Building a Portfolio of Evidence for Graduate Applications
A co-op provides tangible evidence of technical ability that goes beyond a transcript. Students can include project summaries, technical reports, and even patents or publications if their work reaches that level. In graduate applications, this portfolio can differentiate a candidate from thousands of others with similar GPAs. Admissions committees look for signals of research potential; a co-op report describing a successful product improvement or a process optimization is a powerful signal. When combined with a strong statement of purpose reflecting on co-op experiences, the application becomes compelling.

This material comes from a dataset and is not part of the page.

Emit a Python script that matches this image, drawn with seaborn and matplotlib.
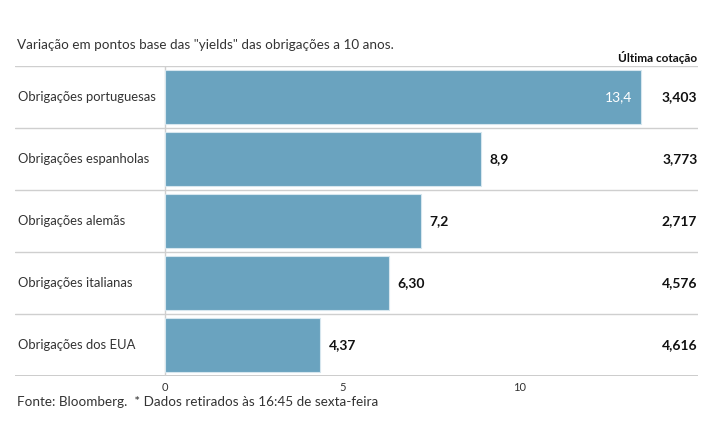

Conclusion: The Co-op as a Launchpad for Advanced Engineering Education
Engineering co-op programs have long been celebrated for launching successful industrial careers. Yet their influence extends far beyond the first job after graduation. By providing repeated, meaningful immersion in professional practice, co-ops develop the technical mastery, research intuition, resilience, and professional connections that form the bedrock of a successful graduate school journey. Students emerge from co-op programs not as novices tentatively approaching advanced study, but as confident, experienced practitioners ready to define their own research agendas and tackle grand challenges in their fields.
As universities and employers continue to strengthen the integration between work and learning, the pathway from co-op to graduate school will become even more robust. For any engineering student contemplating a master's or Ph.D., a co-op experience offers an unparalleled foundation—one that transforms graduate studies from a daunting leap into a natural, well-prepared next step. The combination of technical depth, professional maturity, financial stability, and a supportive network makes co-op alumni uniquely positioned to excel in graduate education and beyond. Investing in a co-op program is not just a career move; it is a strategic decision that pays dividends throughout an entire engineering career, whether in academia or industry.